What is the average cost of downtime per minute?

The average cost of downtime is approximately $15,000 per minute according to the Splunk/Cisco "Hidden Costs of Downtime 2026" report. However, this varies significantly by industry and company size. Enterprise organizations frequently report costs of $1 million or more per hour, while even small businesses with fewer than 25 employees average around $1,670 per minute.

How do you calculate the cost of downtime?

Use this formula: Downtime cost = (Revenue per hour x hours of downtime) + recovery costs + lost productivity + reputational damage. Start with your annual revenue divided by 8,760 hours to get your hourly revenue rate. Then add engineering overtime, customer credits, and an estimate for long-term impacts like customer churn and brand erosion.

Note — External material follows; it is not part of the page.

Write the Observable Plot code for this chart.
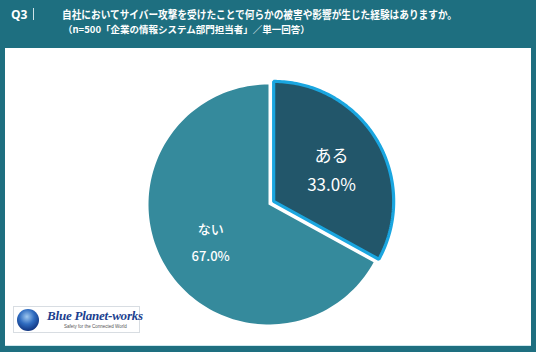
<!DOCTYPE html>
<html>
<head>
<meta charset="utf-8">
<script src="https://cdn.jsdelivr.net/npm/d3@7"></script>
<script src="https://cdn.jsdelivr.net/npm/@observablehq/plot@0.6"></script>
<style>
  html, body { margin: 0; padding: 0; }
  body { width: 536px; height: 352px; overflow: hidden; }
  #frame { position: relative; width: 536px; height: 352px; background: #1e6f80; font-family: "Noto Sans CJK JP", "Noto Sans", sans-serif; }
  #q { position: absolute; left: 11px; top: 6px; color: #fff; font-weight: bold; font-size: 12px; font-family: "Open Sans", "Noto Sans", sans-serif; }
  #bar { position: absolute; left: 33px; top: 8px; width: 1px; height: 12px; background: #cfe3e8; }
  #title { position: absolute; left: 62px; top: 7.5px; color: #fff; font-weight: bold; font-size: 11px; line-height: 13px; white-space: nowrap; transform: scaleX(0.878); transform-origin: 0 0; }
  #sub { position: absolute; left: 63px; top: 23.5px; color: #fff; font-weight: bold; font-size: 9.5px; line-height: 11px; white-space: nowrap; }
  #panel { position: absolute; left: 5px; top: 48px; width: 526px; height: 298px; background: #fff; box-shadow: inset 0 -1px 0 #cfe9ef; }
  #panel svg { display: block; }
  #logo { position: absolute; left: 13px; top: 306px; width: 127px; height: 27px; background: #fff; border: 1px solid #d8dde2; box-sizing: border-box; }
  #globe { position: absolute; left: 3px; top: 2px; width: 22px; height: 22px; border-radius: 50%; background: radial-gradient(circle at 45% 35%, #9fc8f0 0%, #2f6cc0 40%, #0d2f7a 80%); }
  #brand { position: absolute; left: 33px; top: 1px; font-family: "Liberation Serif", "DejaVu Serif", serif; font-style: italic; font-weight: bold; font-size: 13px; line-height: 16px; color: #1c3f8f; white-space: nowrap; letter-spacing: -0.2px; }
  #tag { position: absolute; left: 50px; top: 17px; font-family: "Liberation Sans", sans-serif; font-size: 4.5px; color: #555; white-space: nowrap; }
</style>
</head>
<body>
<div id="frame">
  <div id="q">Q3</div>
  <div id="bar"></div>
  <div id="title">自社においてサイバー攻撃を受けたことで何らかの被害や影響が生じた経験はありますか。</div>
  <div id="sub">（n=500「企業の情報システム部門担当者」／単一回答）</div>
  <div id="panel"></div>
  <div id="logo"><div id="globe"></div><div id="brand">Blue Planet-works</div><div id="tag">Safety for the Connected World</div></div>
</div>
<script>
const categories = ["ある", "ない"];
const values = [33.0, 67.0];
const valueLabels = ["33.0%", "67.0%"];
const explode = [0.05, 0];
const fills = ["#22566a", "#358a9c"];

const W = 526, H = 298, R = 120, cx = 263, cy = 156;
const total = d3.sum(values);
let acc = 0;
const slices = categories.map((c, i) => {
  const a0 = acc / total * 2 * Math.PI;
  acc += values[i];
  const a1 = acc / total * 2 * Math.PI;
  const mid = (a0 + a1) / 2;
  const ox = explode[i] * Math.sin(mid), oy = explode[i] * Math.cos(mid);
  const pts = [{x: ox, y: oy}];
  const n = 120;
  for (let k = 0; k <= n; k++) {
    const a = a0 + (a1 - a0) * k / n;
    pts.push({x: ox + Math.sin(a), y: oy + Math.cos(a)});
  }
  return {category: c, value: values[i], label: valueLabels[i], mid, ox, oy, pts, fill: fills[i]};
});

const labelR = 0.56;
const labels = slices.map(s => ({
  x: s.ox + labelR * Math.sin(s.mid),
  y: s.oy + labelR * Math.cos(s.mid),
  text: s.category + "\n" + s.label,
  big: s.category === "ある"
}));

const chart = Plot.plot({
  width: W, height: H,
  margin: 0,
  x: {domain: [-cx / R, (W - cx) / R], axis: null},
  y: {domain: [-(H - cy) / R, cy / R], axis: null},
  style: {background: "transparent"},
  marks: [
    Plot.line(slices[1].pts, {x: "x", y: "y", curve: "linear-closed", fill: slices[1].fill, stroke: "none"}),
    Plot.line(slices[0].pts, {x: "x", y: "y", curve: "linear-closed", fill: slices[0].fill, stroke: "#1aa6e0", strokeWidth: 3.2, strokeLinejoin: "miter"}),
    Plot.text(labels.filter(d => d.big), {x: "x", y: "y", text: "text", fill: "white", fontSize: 17, lineHeight: 1.7, fontFamily: "'Noto Sans CJK JP', 'Open Sans', sans-serif"}),
    Plot.text(labels.filter(d => !d.big), {x: "x", y: "y", text: "text", fill: "white", fontSize: 13, lineHeight: 2.05, fontWeight: 500, fontFamily: "'Noto Sans CJK JP', 'Open Sans', sans-serif"})
  ]
});
document.getElementById("panel").appendChild(chart);
</script>
</body>
</html>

What industries have the highest downtime costs?

Financial services and healthcare face the highest costs, with finance exceeding $5 million per hour and healthcare exceeding $1 million per hour. E-commerce, data centers, SaaS, and manufacturing also fall into the high-cost category, ranging from $200,000 to over $1 million per hour depending on scale and transaction volume.

What is the difference between planned and unplanned downtime?

Planned downtime is scheduled maintenance — system upgrades, patches, migrations — that you control and communicate in advance. Unplanned downtime is unexpected: crashes, outages, security incidents. Planned downtime is manageable because you can schedule it during low-traffic windows and notify users. Unplanned downtime is where the real cost sits, because it strikes without warning and often cascades across dependent systems.